(What you need to do): Take the listing from its first line through the line that contains "at (251.5, 413)" and please retype those lines exactly, leaving out the pictures.

(Listed entries):
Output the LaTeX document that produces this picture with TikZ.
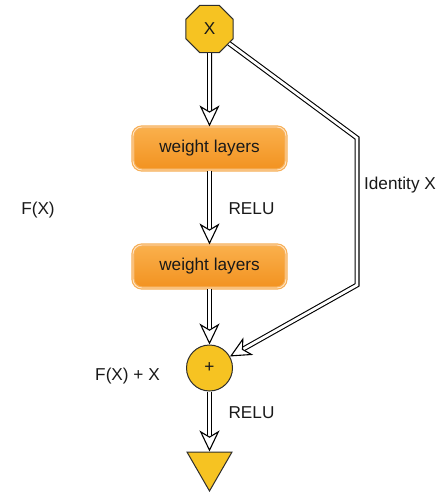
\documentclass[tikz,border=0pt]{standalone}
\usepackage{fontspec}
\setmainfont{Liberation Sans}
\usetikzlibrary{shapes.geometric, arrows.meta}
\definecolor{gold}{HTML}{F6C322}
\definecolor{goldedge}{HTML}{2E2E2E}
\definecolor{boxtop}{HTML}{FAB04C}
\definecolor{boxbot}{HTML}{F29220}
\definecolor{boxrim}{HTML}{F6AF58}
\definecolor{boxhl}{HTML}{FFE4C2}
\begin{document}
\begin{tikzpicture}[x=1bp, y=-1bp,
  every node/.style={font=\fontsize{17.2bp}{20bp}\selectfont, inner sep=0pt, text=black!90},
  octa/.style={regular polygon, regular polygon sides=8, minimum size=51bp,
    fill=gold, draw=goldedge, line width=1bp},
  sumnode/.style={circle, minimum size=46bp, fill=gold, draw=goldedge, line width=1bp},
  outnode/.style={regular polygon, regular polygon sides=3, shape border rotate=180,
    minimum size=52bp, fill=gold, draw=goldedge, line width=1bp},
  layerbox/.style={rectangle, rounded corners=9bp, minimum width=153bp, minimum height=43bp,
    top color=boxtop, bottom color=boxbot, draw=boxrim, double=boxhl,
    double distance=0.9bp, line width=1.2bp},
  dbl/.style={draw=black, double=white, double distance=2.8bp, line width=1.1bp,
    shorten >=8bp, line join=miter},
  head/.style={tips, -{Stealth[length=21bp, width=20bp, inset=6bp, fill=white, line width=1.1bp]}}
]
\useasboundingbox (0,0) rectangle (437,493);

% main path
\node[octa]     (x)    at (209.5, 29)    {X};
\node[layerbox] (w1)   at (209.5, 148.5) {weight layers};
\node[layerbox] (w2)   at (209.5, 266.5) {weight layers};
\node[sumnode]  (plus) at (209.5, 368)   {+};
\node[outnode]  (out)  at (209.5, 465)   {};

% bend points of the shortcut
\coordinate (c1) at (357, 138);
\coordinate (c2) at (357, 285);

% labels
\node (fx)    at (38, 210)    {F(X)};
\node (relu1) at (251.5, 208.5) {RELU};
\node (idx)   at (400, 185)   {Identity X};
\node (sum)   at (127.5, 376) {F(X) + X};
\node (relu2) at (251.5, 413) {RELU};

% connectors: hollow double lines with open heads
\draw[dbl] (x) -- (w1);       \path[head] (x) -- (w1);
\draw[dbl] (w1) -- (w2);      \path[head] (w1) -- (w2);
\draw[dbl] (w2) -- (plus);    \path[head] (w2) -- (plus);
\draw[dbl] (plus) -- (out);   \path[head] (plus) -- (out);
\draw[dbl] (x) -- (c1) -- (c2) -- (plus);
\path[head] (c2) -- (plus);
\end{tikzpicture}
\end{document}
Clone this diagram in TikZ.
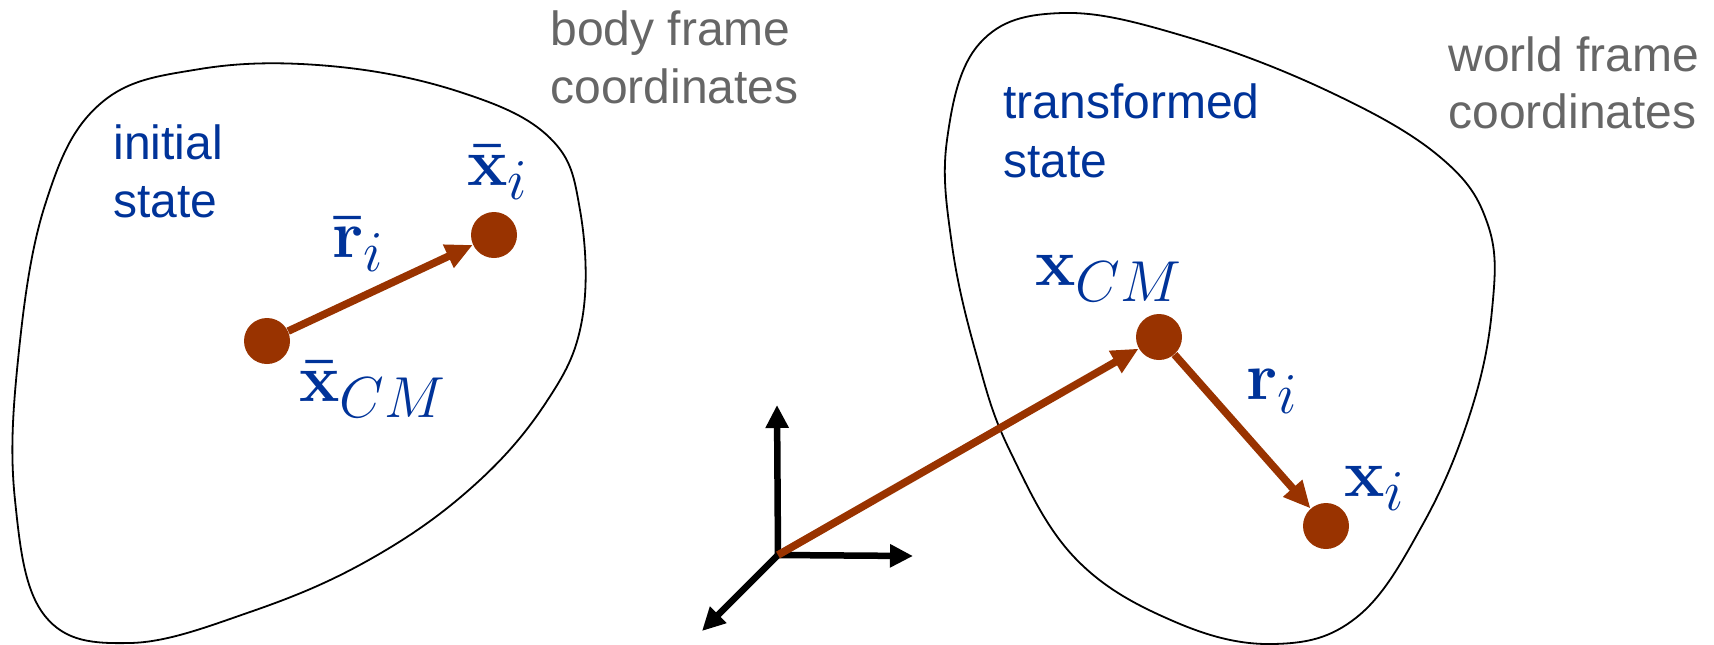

(Solution below):
Output the LaTeX document that produces this picture with TikZ.
\documentclass[tikz,border=0pt]{standalone}
\usepackage{fontspec}
\setmainfont{Liberation Sans}
\usetikzlibrary{shapes.geometric, arrows.meta}
\definecolor{gold}{HTML}{F6C322}
\definecolor{goldedge}{HTML}{2E2E2E}
\definecolor{boxtop}{HTML}{FAB04C}
\definecolor{boxbot}{HTML}{F29220}
\definecolor{boxrim}{HTML}{F6AF58}
\definecolor{boxhl}{HTML}{FFE4C2}
\begin{document}
\begin{tikzpicture}[x=1bp, y=-1bp,
  every node/.style={font=\fontsize{17.2bp}{20bp}\selectfont, inner sep=0pt, text=black!90},
  octa/.style={regular polygon, regular polygon sides=8, minimum size=51bp,
    fill=gold, draw=goldedge, line width=1bp},
  sumnode/.style={circle, minimum size=46bp, fill=gold, draw=goldedge, line width=1bp},
  outnode/.style={regular polygon, regular polygon sides=3, shape border rotate=180,
    minimum size=52bp, fill=gold, draw=goldedge, line width=1bp},
  layerbox/.style={rectangle, rounded corners=9bp, minimum width=153bp, minimum height=43bp,
    top color=boxtop, bottom color=boxbot, draw=boxrim, double=boxhl,
    double distance=0.9bp, line width=1.2bp},
  dbl/.style={draw=black, double=white, double distance=2.8bp, line width=1.1bp,
    shorten >=8bp, line join=miter},
  head/.style={tips, -{Stealth[length=21bp, width=20bp, inset=6bp, fill=white, line width=1.1bp]}}
]
\useasboundingbox (0,0) rectangle (437,493);

% main path
\node[octa]     (x)    at (209.5, 29)    {X};
\node[layerbox] (w1)   at (209.5, 148.5) {weight layers};
\node[layerbox] (w2)   at (209.5, 266.5) {weight layers};
\node[sumnode]  (plus) at (209.5, 368)   {+};
\node[outnode]  (out)  at (209.5, 465)   {};

% bend points of the shortcut
\coordinate (c1) at (357, 138);
\coordinate (c2) at (357, 285);

% labels
\node (fx)    at (38, 210)    {F(X)};
\node (relu1) at (251.5, 208.5) {RELU};
\node (idx)   at (400, 185)   {Identity X};
\node (sum)   at (127.5, 376) {F(X) + X};
\node (relu2) at (251.5, 413) {RELU};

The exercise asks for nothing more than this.